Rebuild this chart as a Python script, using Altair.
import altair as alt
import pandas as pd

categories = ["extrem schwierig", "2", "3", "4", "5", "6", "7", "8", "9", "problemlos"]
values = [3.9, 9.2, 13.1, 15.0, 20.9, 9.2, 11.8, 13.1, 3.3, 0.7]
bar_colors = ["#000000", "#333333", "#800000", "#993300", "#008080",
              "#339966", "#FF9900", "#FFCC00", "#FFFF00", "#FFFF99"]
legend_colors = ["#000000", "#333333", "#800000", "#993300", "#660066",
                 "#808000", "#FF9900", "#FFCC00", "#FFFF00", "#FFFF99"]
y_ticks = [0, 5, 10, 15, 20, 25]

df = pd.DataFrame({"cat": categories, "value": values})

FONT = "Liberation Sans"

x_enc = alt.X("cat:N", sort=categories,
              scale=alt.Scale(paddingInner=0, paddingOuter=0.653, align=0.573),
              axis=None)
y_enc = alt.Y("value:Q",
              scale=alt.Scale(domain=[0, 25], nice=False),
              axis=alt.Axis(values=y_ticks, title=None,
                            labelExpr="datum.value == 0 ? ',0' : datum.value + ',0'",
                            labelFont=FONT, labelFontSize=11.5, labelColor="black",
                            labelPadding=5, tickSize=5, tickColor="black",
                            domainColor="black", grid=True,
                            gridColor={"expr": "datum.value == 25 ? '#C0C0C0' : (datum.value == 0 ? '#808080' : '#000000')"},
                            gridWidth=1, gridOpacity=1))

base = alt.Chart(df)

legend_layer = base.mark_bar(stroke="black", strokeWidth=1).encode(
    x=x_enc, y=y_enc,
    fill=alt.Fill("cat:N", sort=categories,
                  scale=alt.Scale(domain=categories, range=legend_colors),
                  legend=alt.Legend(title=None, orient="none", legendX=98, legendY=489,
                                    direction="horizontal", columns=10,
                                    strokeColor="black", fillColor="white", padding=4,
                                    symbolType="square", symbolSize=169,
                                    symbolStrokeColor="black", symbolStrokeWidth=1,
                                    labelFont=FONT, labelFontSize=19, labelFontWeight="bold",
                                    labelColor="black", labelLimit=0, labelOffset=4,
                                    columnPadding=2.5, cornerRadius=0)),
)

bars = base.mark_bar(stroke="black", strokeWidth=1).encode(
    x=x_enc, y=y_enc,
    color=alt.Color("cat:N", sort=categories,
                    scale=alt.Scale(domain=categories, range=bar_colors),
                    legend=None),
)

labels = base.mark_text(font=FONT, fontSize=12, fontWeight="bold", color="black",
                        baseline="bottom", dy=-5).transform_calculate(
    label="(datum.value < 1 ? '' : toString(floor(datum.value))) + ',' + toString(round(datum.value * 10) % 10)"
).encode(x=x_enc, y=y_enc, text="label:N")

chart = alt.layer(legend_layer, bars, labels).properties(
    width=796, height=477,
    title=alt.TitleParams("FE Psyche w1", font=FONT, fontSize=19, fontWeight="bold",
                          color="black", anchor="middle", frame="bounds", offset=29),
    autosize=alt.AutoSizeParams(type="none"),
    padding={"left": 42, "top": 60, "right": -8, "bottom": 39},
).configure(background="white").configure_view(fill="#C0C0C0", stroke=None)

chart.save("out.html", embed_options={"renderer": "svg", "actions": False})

------------------------------------------------------------

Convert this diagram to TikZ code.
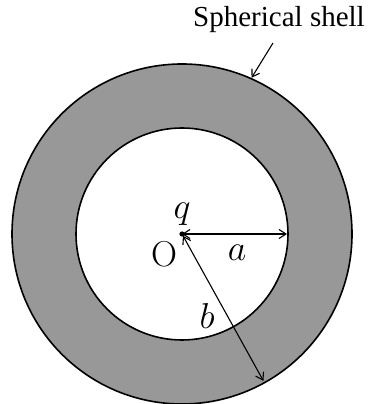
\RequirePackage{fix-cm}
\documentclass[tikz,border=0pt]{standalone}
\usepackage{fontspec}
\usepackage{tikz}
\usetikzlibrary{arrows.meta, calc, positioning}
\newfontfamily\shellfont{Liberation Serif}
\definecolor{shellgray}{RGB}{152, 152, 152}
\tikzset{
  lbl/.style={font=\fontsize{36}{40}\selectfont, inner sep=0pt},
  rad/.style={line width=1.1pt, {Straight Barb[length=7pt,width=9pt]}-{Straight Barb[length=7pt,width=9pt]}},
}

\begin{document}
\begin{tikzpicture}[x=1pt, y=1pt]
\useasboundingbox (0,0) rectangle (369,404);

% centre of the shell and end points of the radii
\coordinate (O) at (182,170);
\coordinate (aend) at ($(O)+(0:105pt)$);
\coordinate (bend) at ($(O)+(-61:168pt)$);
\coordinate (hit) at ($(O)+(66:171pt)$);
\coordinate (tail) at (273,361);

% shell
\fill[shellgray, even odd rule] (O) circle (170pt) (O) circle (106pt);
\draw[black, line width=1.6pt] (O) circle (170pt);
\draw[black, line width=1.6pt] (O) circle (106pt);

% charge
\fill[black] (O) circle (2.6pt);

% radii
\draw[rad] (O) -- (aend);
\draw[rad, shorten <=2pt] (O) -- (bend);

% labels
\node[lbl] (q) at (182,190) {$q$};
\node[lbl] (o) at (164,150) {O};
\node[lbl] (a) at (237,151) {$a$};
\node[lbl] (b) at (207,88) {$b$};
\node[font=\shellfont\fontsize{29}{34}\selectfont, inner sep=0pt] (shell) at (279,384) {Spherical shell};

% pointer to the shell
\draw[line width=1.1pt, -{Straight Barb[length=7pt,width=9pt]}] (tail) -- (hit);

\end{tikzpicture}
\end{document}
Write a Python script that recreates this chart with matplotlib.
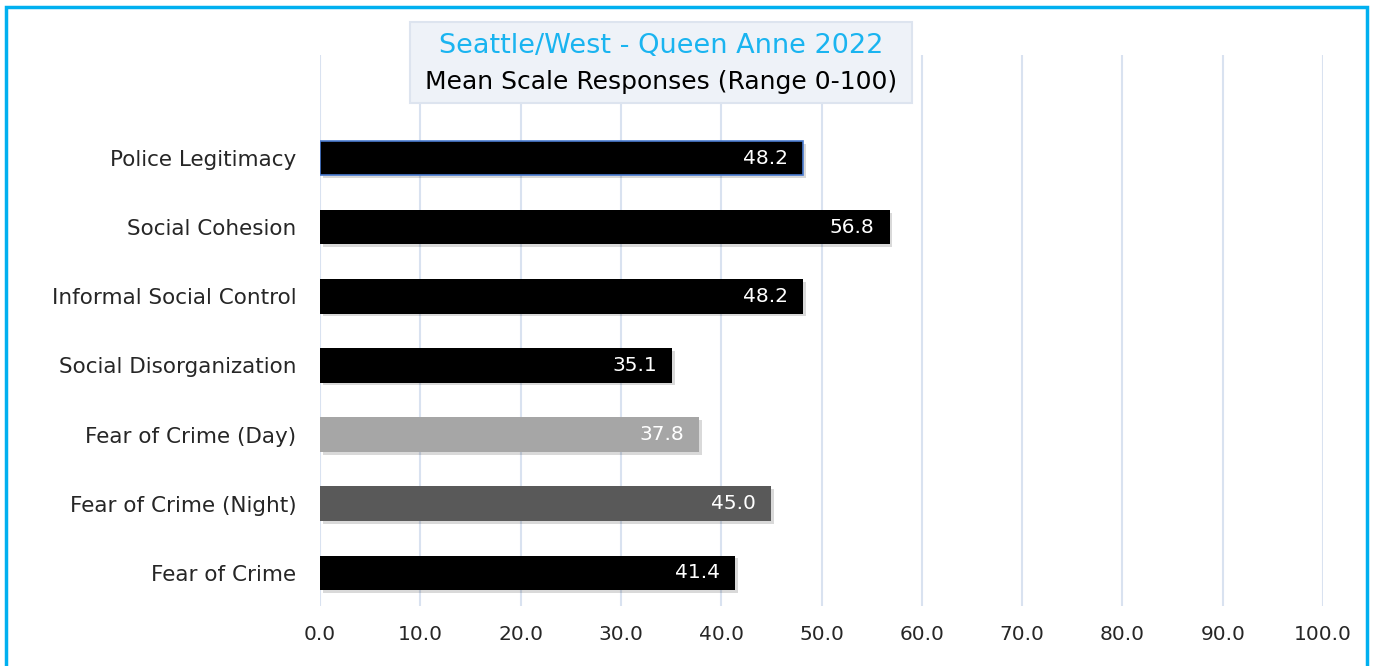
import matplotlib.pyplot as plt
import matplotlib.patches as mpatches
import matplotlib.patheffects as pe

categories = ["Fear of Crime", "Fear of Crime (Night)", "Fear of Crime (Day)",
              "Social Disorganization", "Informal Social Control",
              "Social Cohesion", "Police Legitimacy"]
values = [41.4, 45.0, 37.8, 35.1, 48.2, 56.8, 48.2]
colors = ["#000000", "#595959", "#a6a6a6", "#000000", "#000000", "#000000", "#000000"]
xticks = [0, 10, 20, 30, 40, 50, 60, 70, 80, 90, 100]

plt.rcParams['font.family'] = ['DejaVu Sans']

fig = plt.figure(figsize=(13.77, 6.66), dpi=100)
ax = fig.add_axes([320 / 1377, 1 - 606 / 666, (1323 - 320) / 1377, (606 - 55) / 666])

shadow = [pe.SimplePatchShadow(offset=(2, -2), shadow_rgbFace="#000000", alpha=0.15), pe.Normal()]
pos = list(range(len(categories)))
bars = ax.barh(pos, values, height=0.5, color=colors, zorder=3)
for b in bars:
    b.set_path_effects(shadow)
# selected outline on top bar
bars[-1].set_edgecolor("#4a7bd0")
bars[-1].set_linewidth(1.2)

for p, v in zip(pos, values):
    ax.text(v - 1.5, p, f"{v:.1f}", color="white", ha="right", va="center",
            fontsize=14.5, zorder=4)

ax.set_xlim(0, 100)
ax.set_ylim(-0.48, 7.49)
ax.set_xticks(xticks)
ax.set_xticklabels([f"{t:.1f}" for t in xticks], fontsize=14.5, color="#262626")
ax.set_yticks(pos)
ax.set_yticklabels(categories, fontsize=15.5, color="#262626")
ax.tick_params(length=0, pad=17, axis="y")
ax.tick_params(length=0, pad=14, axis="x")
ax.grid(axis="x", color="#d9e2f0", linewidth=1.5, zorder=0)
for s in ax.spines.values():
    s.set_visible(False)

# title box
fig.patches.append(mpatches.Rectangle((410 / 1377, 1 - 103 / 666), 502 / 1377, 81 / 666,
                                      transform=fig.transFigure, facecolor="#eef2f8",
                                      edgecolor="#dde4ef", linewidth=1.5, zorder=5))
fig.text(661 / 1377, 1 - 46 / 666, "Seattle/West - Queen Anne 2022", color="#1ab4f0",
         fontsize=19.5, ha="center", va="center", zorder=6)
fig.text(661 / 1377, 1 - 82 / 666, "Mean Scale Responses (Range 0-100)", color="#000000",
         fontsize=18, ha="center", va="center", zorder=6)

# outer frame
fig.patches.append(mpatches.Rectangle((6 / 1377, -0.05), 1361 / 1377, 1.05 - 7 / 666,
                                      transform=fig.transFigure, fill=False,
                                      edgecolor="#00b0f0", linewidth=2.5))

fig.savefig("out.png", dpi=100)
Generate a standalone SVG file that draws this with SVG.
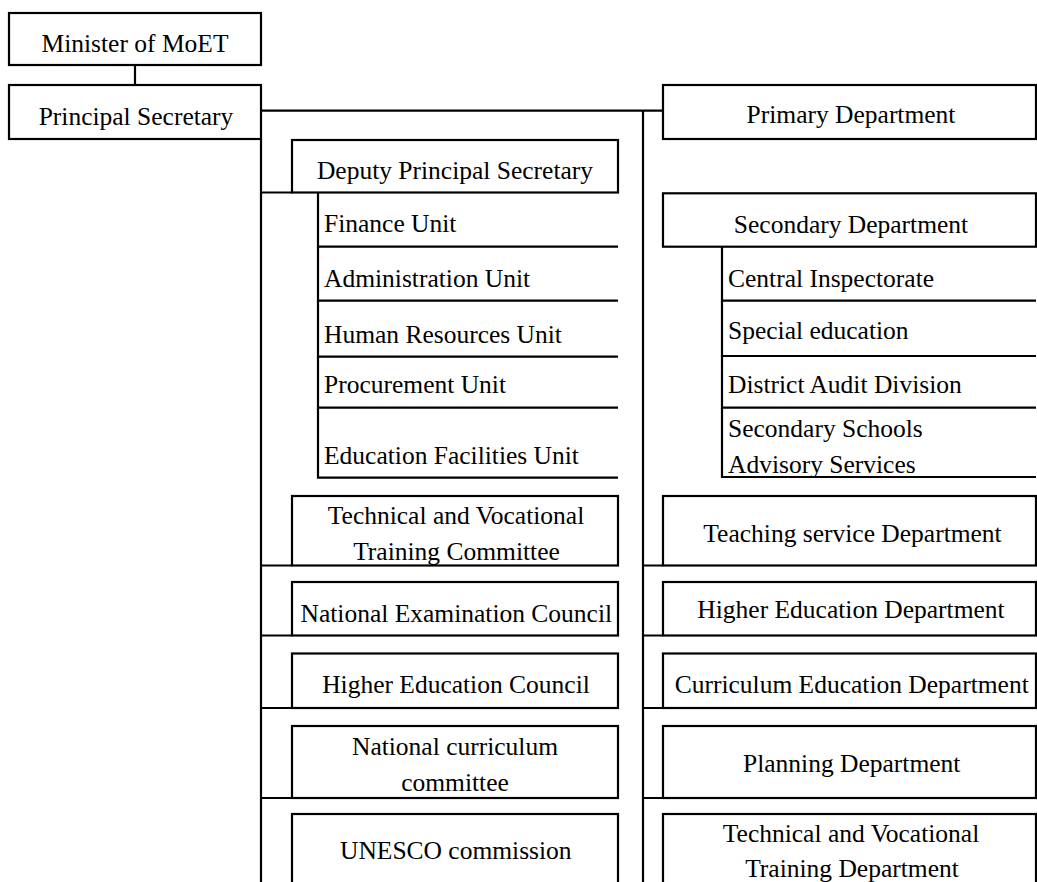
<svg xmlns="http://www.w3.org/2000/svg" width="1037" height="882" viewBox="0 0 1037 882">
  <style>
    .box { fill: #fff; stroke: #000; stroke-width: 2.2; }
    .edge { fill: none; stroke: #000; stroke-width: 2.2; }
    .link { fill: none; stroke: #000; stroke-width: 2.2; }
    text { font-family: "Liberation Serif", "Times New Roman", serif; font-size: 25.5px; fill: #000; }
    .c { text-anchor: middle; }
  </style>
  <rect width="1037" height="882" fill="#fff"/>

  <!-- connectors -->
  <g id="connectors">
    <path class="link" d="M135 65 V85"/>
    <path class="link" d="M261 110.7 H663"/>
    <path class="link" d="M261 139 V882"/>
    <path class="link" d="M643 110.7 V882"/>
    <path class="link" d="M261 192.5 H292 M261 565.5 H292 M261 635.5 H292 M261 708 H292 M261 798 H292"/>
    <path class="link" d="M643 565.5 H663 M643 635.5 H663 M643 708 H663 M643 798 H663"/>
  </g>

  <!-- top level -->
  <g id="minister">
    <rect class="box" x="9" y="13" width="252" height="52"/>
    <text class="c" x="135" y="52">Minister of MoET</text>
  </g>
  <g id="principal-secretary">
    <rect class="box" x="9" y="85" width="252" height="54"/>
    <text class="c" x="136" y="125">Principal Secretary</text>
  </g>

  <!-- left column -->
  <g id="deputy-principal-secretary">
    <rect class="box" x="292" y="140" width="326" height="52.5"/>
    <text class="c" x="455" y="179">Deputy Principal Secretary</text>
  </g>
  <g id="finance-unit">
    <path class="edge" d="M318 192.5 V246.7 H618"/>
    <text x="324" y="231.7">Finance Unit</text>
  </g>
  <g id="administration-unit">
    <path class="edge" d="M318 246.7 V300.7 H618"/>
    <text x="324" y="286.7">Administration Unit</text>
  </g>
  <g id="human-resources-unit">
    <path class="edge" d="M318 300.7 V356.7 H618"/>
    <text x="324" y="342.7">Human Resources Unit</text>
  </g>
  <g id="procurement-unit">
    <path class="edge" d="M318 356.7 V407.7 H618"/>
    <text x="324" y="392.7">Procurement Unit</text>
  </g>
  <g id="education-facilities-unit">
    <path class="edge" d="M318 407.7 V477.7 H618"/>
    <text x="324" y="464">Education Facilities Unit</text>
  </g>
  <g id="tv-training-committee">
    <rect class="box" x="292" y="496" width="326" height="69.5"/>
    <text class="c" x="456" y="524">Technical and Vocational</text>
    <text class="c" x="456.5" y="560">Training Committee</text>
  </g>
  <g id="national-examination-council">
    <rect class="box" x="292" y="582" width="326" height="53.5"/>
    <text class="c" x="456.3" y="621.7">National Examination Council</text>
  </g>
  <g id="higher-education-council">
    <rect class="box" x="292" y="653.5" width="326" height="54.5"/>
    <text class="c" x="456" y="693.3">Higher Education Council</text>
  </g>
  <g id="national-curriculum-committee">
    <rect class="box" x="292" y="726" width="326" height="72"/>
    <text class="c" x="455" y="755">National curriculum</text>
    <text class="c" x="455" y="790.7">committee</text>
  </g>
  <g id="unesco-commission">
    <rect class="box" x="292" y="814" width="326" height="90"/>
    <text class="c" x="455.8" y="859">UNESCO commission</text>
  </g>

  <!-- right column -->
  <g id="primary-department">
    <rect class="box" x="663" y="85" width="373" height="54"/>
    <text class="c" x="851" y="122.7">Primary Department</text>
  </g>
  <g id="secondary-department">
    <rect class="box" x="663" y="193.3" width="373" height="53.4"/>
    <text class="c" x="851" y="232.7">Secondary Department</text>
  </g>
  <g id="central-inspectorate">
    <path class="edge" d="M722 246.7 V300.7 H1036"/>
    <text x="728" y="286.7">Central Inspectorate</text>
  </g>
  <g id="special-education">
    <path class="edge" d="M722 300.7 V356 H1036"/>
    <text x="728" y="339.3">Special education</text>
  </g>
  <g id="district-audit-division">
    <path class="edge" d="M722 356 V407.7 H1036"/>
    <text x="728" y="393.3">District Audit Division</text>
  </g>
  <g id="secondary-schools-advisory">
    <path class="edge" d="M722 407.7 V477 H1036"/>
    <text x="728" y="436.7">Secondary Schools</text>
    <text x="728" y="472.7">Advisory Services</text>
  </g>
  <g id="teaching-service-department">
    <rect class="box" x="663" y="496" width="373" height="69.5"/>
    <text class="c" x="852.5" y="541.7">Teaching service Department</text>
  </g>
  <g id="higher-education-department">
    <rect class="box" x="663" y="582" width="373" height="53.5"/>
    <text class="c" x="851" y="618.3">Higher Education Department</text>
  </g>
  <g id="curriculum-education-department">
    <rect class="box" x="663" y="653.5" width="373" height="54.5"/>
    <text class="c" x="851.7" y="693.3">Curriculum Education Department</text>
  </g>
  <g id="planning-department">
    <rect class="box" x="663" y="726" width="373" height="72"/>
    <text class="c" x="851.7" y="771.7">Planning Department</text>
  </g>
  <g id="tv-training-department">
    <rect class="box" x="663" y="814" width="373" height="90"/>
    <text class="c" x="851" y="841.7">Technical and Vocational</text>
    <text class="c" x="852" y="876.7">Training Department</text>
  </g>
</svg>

------------------------------------------------------------

- Exercise prompt -
Copy, exactly as they stand, the lines from the one that holds "Write a Python" to the one that holds "import matplotlib.patheffects as pe", both included, and drop every picture.

- Solution -
Write a Python script that recreates this chart with matplotlib.
import matplotlib.pyplot as plt
import matplotlib.patches as mpatches
import matplotlib.patheffects as pe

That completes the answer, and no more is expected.